Beide, RHPP und ich, sind wir jetzt glücklich mit unserem kleinen Musiktheaterstück. Andere sind es übrigens nicht so sehr. Michael Beil sagt, durchaus im Ton eines Vorwurfs: “Ihr macht ja fast O p e r.” “Was heißt denn hier fast?” fragte RHPP beim Essen. Denn genau das hatten wir ja vor: eine O p e r zu schreiben. Ich mehr noch als er. Es ist eine Frage des Pathos, der Leidenschaft, der Intensität. Die meisten anderen Stücke des Großstadtprojekts sind oberflächenorientiert, erscheinungsorientiert; wir fallen tatsächlich aus den im übrigen meist ziemlich dilettantischen Konzeptionen heraus; Beils Stück nach Céline (mit einem ziemlich guten Hans Zischler) ist übrigens eines der besten, bildlich eine Art Magritte-Tableau, die Musik eine Collage, die Grundhaltung ist Repetition. Perfekt gemacht, aber mir bleibt da ein Unbehagen, das aufgrund des ironischen Zugriffs zustandekommt. Je älter ich werde, desto stärker empfinde ich Kunstprodukte, die aufgrund solch ironischer Grundhaltungen entstehen, als uneigentlich. Das sag ich morgens auch zu einem Neue-Musik-Redakteur des SWR, mit dem RHPP und ich beim Frühstücken zusammensitzen: “Können Sie nicht-pathetisch lieben?” Wo alles nicht mehr fühlen will, will ich es dreifach. Dem Pop ist das keine Frage, der Unterhaltungsliteratur auch nicht; hier haben die Trivialkünste ihre Kraft, und davon muß vieles in die Ernste Kunst zurückgeholt werden. Dringend. Sonst bleiben nur blasse, zwar ausgefeilte, aber letztlich völlig uninteressante Beliebigkeiten. Man muß bei Kunst schwitzen. Und heulen. Und jauchzen. U n d denken. Sonst bleibt nichts als Ausschuß.
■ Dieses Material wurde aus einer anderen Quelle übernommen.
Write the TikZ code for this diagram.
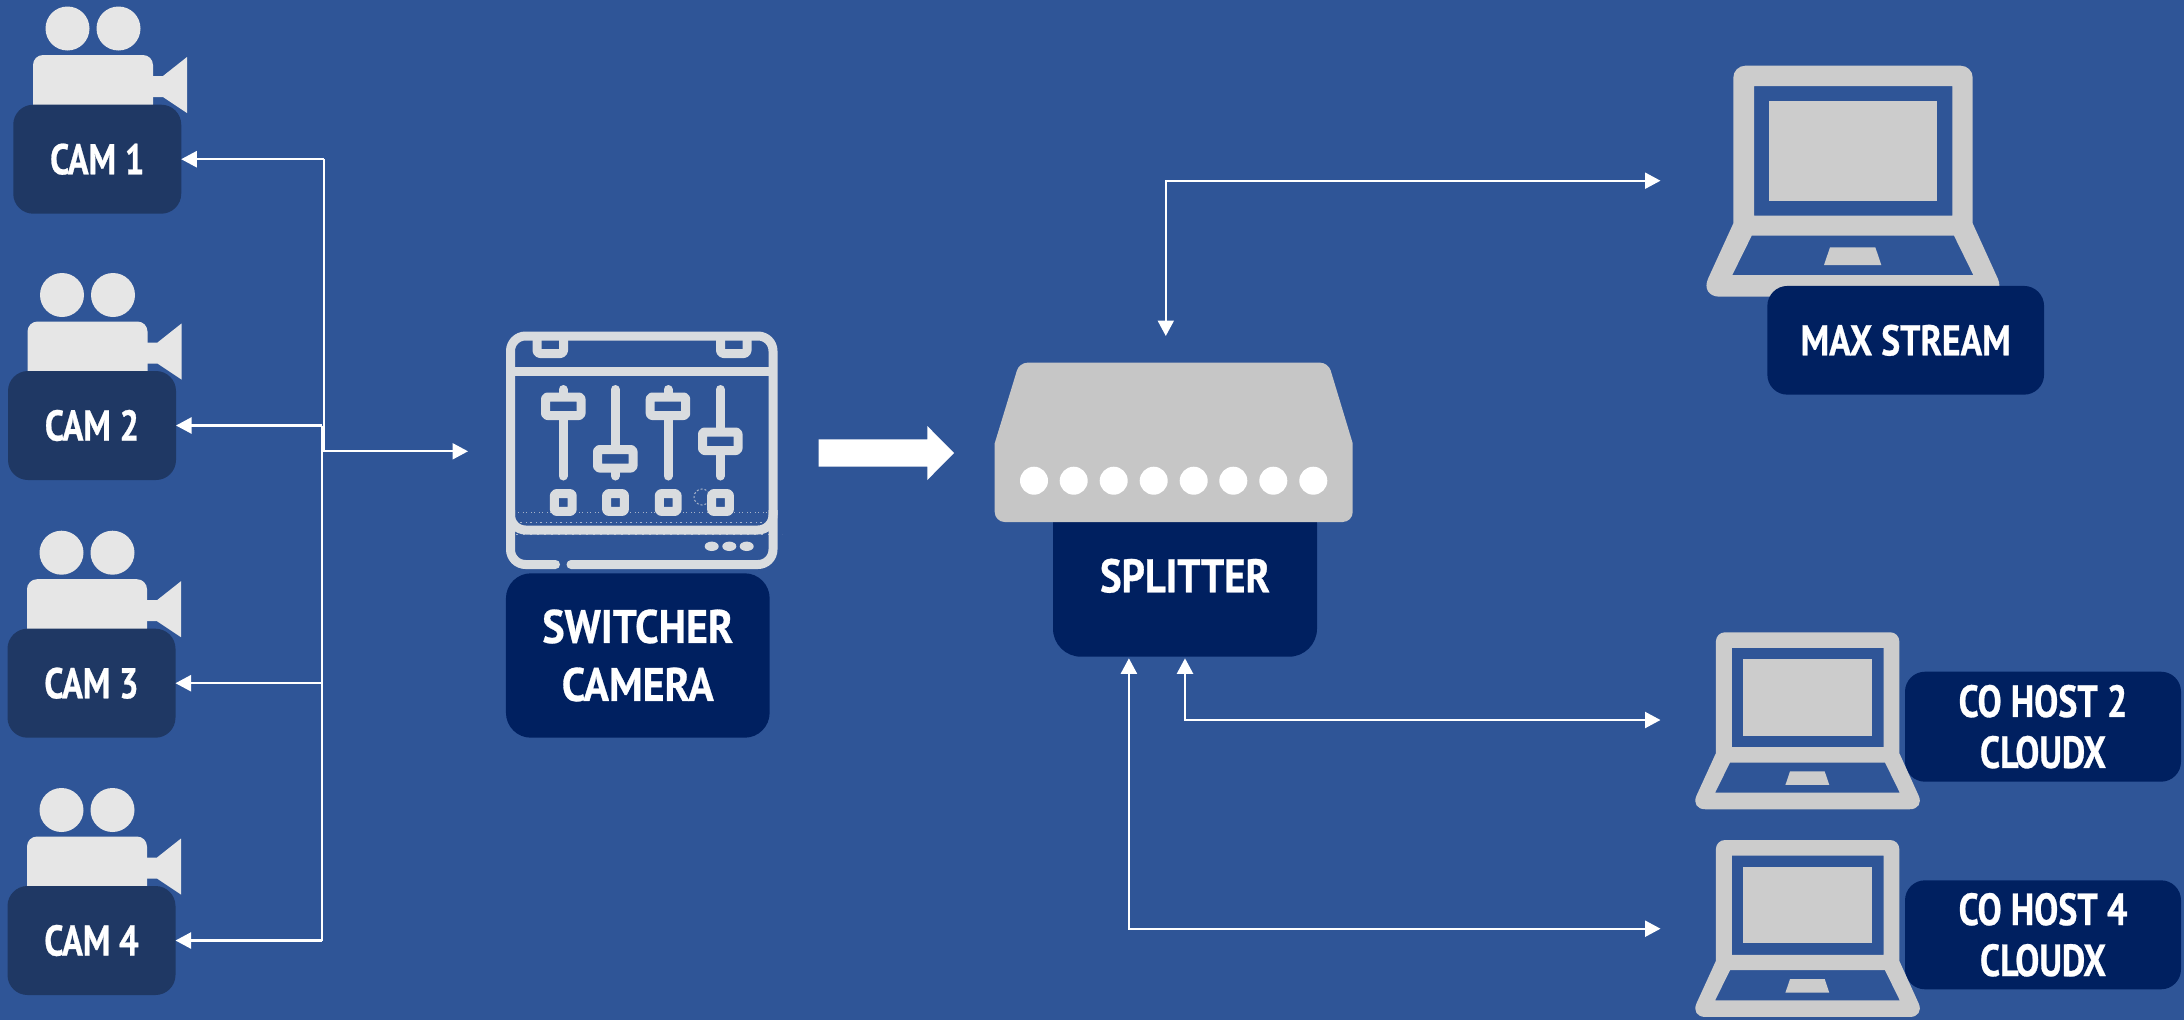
\documentclass[tikz,border=0pt]{standalone}
\usepackage{fontspec}
\setmainfont{PT Sans}
\newfontfamily\narrowA[FakeStretch=.80,BoldFeatures={FakeBold=0.6}]{PT Sans}
\newfontfamily\narrowB[FakeStretch=.83,BoldFeatures={FakeBold=0.6}]{PT Sans}
\newfontfamily\narrowC[FakeStretch=.865,BoldFeatures={FakeBold=0.6}]{PT Sans}
\newfontfamily\narrowD[FakeStretch=.895,BoldFeatures={FakeBold=0.6}]{PT Sans}
\usetikzlibrary{arrows.meta}
\definecolor{bgblue}{HTML}{2F5597}
\definecolor{camnavy}{HTML}{1F3864}
\definecolor{boxnavy}{HTML}{002060}
\definecolor{camgray}{HTML}{E6E6E6}
\definecolor{lapgray}{HTML}{CCCCCC}
\definecolor{splitgray}{HTML}{C6C6C6}
\definecolor{mixgray}{HTML}{D9DCDF}
\tikzset{
  wire/.style={draw=white,line width=2.2pt,line join=miter},
  tip/.style={-{Triangle[length=15.5pt,width=16pt,fill=white]}},
  tips/.style={{Triangle[length=15.5pt,width=16pt,fill=white]}-{Triangle[length=15.5pt,width=16pt,fill=white]}},
  lab/.style={fill=boxnavy,text=white,align=center,inner sep=0pt,outer sep=0pt,anchor=center},
  camlab/.style={lab,fill=camnavy,rounded corners=20pt,minimum width=168pt,minimum height=109pt,font=\narrowA\fontsize{43}{50}\selectfont\bfseries},
  mixline/.style={draw=mixgray,line width=9pt,line cap=round,line join=round},
  speck/.style={draw=mixgray,line width=1pt,opacity=.7}
}
\newcommand{\camicon}[2]{%
  \begin{scope}[shift={(#1,#2)}]
    \fill[camgray] (54,-76) circle (22) (105,-76) circle (22);
    \fill[camgray,rounded corners=10pt] (19.5,10) -- (19.5,-49.5) -- (139.5,-49.5) -- (139.5,10) -- cycle;
    \fill[camgray] (139,-28.5) -- (149.5,-28.5) -- (173.5,-47.5) -- (173.5,8.5) -- (149.5,-7.5) -- (139,-7.5) -- cycle;
  \end{scope}}
\newcommand{\lapicon}[5]{% x y scale topcorner bottomcorner
  \begin{scope}[shift={(#1,#2)},scale=#3]
    \fill[lapgray,even odd rule]
      (27.3,157.7) [rounded corners=#4] -- (27.3,0) -- (266.7,0) [sharp corners] -- (266.7,157.7) [rounded corners=#5] -- (300,231) -- (-6.2,231) [sharp corners] -- cycle
      (48,20.3) rectangle (246.3,150)
      (45.7,170) -- (248,170) -- (267.3,209.3) -- (26.3,209.3) -- cycle;
    \fill[lapgray] (63,35.3) rectangle (231.3,135);
    \fill[lapgray] (124,181.6) -- (169.3,181.6) -- (175.3,199.3) -- (118,199.3) -- cycle;
  \end{scope}}
\begin{document}
\begin{tikzpicture}[x=1pt,y=-1pt]
\useasboundingbox (0,0) rectangle (2184,1020);
\fill[bgblue] (0,0) rectangle (2184,1020);

% cameras
\camicon{13.5}{104.5}
\camicon{8}{371}
\camicon{7.5}{628.7}
\camicon{7.5}{886}
\node[camlab] (cam1) at (97.25,159.2) {CAM 1};
\node[camlab] (cam2) at (92,425.5) {CAM 2};
\node[camlab] (cam3) at (91.5,683.2) {CAM 3};
\node[camlab] (cam4) at (91.5,940.5) {CAM 4};

% switcher icon
\draw[mixline,rounded corners=15pt] (571,564.5) -- (773,564.5) -- (773,336) -- (510.5,336) -- (510.5,564.5) -- (555.5,564.5);
\draw[mixline,line cap=butt] (510.5,371.3) -- (773,371.3);
\draw[mixline,line cap=butt,rounded corners=3pt] (537,336) -- (537,353.5) -- (563.5,353.5) -- (563.5,336);
\draw[mixline,line cap=butt,rounded corners=3pt] (720.5,336) -- (720.5,353.5) -- (747,353.5) -- (747,336);
\draw[mixline] (563,389.5) -- (563,476);
\draw[mixline] (615.3,389.5) -- (615.3,476);
\draw[mixline] (668,389.5) -- (668,476);
\draw[mixline] (720.3,389.5) -- (720.3,476);
\path[mixline,fill=bgblue,rounded corners=2pt] (545.5,397) rectangle (581,415.5);
\path[mixline,fill=bgblue,rounded corners=2pt] (597.5,449.5) rectangle (633,468);
\path[mixline,fill=bgblue,rounded corners=2pt] (650.2,397) rectangle (685.7,415.5);
\path[mixline,fill=bgblue,rounded corners=2pt] (702.5,432) rectangle (738,450.5);
\foreach \kx in {563.3,615.5,668.2,720.5}
  \path[mixline,fill=bgblue,rounded corners=2pt] (\kx-8.9,493.6) rectangle (\kx+8.9,511.4);
\draw[mixline,line cap=butt,rounded corners=15pt] (510.5,510) -- (510.5,530) -- (773,530) -- (773,510);
\fill[mixgray] (711.7,546.3) ellipse (7 and 4.7) (729.3,546.3) ellipse (7 and 4.7) (746.7,546.3) ellipse (7 and 4.7);
\draw[speck,dash pattern=on 1pt off 3pt on 2pt off 4pt] (516,522) -- (768,522);
\draw[speck,dash pattern=on 1pt off 4pt on 1pt off 2pt] (518,512) -- (768,512);
\draw[speck,dash pattern=on 2pt off 5pt] (516,534) -- (782,534);
\draw[speck,dash pattern=on 2pt off 2pt] (702,497) circle (8);
\node[lab,rounded corners=25pt,minimum width=263.7pt,minimum height=164.4pt,font=\narrowD\fontsize{47}{58}\selectfont\bfseries] (switch) at (637.8,655.5) {SWITCHER\\CAMERA};

% big block arrow
\fill[white] (818.7,439.3) -- (927.3,439.3) -- (927.3,426) -- (954,453) -- (927.3,480) -- (927.3,466.7) -- (818.7,466.7) -- cycle;

% splitter
\node[lab,rounded corners=28pt,minimum width=264pt,minimum height=161.8pt,font=\narrowC\fontsize{47}{56}\selectfont\bfseries] (split) at (1185,575.8) {SPLITTER};
\fill[splitgray] (994.7,443.3) [rounded corners=8pt] -- (1019.3,362.7) -- (1328.3,362.7) [sharp corners] -- (1352.7,443.3) [rounded corners=10pt] -- (1352.7,522) -- (994.7,522) [sharp corners] -- cycle;
\foreach \dx in {1034,1073.7,1113.7,1153.7,1193.7,1233.3,1273.3,1313.3}
  \fill[white] (\dx,480.7) circle (14);

% laptops and labels
\lapicon{1706}{65.7}{1}{12pt}{20pt}
\node[lab,rounded corners=20pt,minimum width=276.7pt,minimum height=108.7pt,font=\narrowB\fontsize{43}{50}\selectfont\bfseries] (max) at (1905.7,340.3) {MAX STREAM};
\node[lab,rounded corners=20pt,minimum width=276pt,minimum height=110pt,font=\narrowA\fontsize{45}{51}\selectfont\bfseries] (host2) at (2043,726.7) {CO HOST 2\\CLOUDX};
\node[lab,rounded corners=20pt,minimum width=276pt,minimum height=109pt,font=\narrowA\fontsize{45}{51}\selectfont\bfseries] (host4) at (2043,934.8) {CO HOST 4\\CLOUDX};
\lapicon{1695}{632.3}{.766}{9pt}{15pt}
\lapicon{1695}{840}{.766}{9pt}{15pt}

% connectors
\coordinate (hubA) at (324.3,159.2);
\coordinate (hubB) at (324.3,451.3);
\coordinate (hubC) at (322,425.5);
\coordinate (hubD) at (322,683.2);
\coordinate (hubE) at (322,940.5);
\coordinate (hubF) at (322,451.3);
\coordinate (swIn) at (468,451.3);
\draw[wire,tip] (hubA) -- (cam1.east);
\draw[wire,tip] (hubC) -- (cam2.east);
\draw[wire,tip] (hubD) -- (cam3.east);
\draw[wire,tip] (hubE) -- (cam4.east);
\draw[wire] (hubA) -- (hubB);
\draw[wire] (hubC) -- (hubE);
\draw[wire,tip] (hubF) -- (swIn);

\coordinate (splitTop) at (1165.8,336);
\coordinate (maxIn) at (1660.5,180.7);
\coordinate (host2In) at (1660.5,720);
\coordinate (host4In) at (1660.5,928.7);
\coordinate (splitB) at (1185,658.3);
\coordinate (splitC) at (1128.9,658.3);
\draw[wire,tips] (splitTop) |- (maxIn);
\draw[wire,tips] (splitB) |- (host2In);
\draw[wire,tips] (splitC) |- (host4In);
\end{tikzpicture}
\end{document}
Ansonsten ist im Großstadt-Projekt noch Julian Kleins “Windows”-Performance überaus erwähnenswert; ein sinnlich gemachtes hochtheoretisches Identitäts-Spiel, das mit Gleichzeitigkeiten arbeitet und zugleich einen ziemlich kruden Realismus reflektiert, über den vermittels der Netz-Einspielung eines Cam-Fensters die Kriegshandlungen im Irak projiziert sind. Das ist ausgesprochen beeindruckend, sowohl szenisch als auch im Gedanken. Hier gehen Ironie und Emphase tatsächlich ineinander, und für die mies-lächelnde Denunziation, die jeder Ironiker (unbewußt) betreibt, bleibt kein Platz. Sondern das Phänomen ist ins Auge genommen.